◆ DATA LINES
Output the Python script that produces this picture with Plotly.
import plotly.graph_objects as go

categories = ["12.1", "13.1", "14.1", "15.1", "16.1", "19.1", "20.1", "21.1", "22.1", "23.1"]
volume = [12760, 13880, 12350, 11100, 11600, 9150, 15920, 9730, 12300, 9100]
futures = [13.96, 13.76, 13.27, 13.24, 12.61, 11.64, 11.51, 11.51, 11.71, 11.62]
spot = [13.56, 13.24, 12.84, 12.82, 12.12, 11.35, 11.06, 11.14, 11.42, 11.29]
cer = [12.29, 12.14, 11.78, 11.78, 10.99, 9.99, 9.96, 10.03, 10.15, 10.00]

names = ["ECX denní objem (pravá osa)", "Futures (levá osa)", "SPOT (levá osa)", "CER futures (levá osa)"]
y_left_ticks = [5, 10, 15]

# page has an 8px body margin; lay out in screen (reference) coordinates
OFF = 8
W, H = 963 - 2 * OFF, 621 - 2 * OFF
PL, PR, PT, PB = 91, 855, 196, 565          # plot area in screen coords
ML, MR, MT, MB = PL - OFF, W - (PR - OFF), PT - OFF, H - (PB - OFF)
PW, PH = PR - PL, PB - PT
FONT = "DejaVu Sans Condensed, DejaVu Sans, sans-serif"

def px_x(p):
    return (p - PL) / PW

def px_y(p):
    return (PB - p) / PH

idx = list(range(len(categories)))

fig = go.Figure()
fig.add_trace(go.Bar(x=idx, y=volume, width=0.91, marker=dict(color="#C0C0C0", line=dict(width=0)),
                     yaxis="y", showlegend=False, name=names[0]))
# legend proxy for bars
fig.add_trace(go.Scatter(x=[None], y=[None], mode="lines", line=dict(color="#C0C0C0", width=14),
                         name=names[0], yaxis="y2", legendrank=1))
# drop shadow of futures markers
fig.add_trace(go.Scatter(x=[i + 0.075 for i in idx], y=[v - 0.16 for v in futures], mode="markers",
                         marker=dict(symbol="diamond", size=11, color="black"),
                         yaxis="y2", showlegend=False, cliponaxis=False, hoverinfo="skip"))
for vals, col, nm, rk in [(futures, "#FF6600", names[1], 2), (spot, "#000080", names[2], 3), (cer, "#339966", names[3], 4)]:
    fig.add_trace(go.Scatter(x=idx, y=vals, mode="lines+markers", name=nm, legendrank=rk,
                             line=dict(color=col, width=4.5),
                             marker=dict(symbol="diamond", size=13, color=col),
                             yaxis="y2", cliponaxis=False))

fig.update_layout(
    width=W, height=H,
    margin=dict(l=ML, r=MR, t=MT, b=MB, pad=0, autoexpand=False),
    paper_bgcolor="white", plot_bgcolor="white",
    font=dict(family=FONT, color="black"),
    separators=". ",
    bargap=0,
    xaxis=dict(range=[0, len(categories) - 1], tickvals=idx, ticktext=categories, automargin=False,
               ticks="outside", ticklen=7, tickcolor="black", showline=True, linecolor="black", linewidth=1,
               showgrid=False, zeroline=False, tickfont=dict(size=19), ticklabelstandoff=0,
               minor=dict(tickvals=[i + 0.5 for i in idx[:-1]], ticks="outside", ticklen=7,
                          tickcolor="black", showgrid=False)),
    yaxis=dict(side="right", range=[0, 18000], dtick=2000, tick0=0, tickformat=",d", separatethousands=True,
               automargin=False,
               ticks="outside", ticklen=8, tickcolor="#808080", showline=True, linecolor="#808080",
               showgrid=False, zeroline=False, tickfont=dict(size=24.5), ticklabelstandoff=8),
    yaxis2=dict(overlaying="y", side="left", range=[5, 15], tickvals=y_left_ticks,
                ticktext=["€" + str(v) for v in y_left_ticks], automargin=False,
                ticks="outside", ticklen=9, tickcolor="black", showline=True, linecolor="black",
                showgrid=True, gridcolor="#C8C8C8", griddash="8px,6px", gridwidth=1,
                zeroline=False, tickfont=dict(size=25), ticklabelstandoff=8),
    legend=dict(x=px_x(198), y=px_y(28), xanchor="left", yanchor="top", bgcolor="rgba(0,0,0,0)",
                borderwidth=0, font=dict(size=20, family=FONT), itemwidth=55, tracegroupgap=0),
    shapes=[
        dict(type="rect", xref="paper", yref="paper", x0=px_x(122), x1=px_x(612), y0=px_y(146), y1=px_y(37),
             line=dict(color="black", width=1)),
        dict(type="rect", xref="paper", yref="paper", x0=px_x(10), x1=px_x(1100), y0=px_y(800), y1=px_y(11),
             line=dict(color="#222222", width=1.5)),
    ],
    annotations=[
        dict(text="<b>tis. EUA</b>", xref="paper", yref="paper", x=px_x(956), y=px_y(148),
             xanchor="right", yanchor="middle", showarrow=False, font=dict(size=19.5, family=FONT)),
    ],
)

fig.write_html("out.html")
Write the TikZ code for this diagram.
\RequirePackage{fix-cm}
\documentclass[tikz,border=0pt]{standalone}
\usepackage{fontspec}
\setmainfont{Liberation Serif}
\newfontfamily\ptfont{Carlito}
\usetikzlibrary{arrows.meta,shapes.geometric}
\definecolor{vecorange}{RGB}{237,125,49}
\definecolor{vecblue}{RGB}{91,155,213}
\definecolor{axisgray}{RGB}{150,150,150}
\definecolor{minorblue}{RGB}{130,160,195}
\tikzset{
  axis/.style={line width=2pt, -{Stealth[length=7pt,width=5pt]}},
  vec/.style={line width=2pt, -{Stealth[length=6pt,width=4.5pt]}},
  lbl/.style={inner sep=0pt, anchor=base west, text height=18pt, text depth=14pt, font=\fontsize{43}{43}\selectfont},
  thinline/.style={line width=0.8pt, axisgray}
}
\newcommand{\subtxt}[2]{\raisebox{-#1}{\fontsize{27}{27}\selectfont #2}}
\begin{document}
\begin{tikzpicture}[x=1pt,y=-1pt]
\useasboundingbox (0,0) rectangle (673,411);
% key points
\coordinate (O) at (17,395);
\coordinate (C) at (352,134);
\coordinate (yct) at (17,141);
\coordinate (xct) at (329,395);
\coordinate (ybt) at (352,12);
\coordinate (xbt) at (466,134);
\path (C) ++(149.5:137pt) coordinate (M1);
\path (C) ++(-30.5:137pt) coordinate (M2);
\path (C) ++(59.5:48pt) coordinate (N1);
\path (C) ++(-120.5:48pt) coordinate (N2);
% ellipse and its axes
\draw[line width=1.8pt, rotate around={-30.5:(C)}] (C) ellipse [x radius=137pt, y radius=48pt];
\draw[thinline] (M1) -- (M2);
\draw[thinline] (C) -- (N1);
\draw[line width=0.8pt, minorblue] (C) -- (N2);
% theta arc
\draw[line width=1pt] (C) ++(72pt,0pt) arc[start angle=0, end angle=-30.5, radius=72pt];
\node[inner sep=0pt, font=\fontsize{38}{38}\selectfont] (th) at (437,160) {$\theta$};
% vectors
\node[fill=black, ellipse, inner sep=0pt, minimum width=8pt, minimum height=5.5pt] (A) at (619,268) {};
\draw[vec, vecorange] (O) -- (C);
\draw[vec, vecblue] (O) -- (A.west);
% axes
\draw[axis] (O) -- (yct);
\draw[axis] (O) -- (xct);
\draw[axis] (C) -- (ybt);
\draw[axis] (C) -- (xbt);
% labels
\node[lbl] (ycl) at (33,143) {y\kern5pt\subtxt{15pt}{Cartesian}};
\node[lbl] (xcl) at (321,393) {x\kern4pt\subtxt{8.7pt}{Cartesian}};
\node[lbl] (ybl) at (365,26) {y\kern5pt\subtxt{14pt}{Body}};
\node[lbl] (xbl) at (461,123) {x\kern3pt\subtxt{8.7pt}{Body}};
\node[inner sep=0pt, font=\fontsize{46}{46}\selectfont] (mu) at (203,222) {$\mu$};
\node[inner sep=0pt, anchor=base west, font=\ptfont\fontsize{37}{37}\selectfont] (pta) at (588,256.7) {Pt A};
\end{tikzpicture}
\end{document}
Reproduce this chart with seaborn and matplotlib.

◆ YOUR INSTRUCTIONS
Find the lines containing "this" and list every one of them.

◆ TASK SOLUTION
Output the Python script that produces this picture with Plotly.
Write the TikZ code for this diagram.
Reproduce this chart with seaborn and matplotlib.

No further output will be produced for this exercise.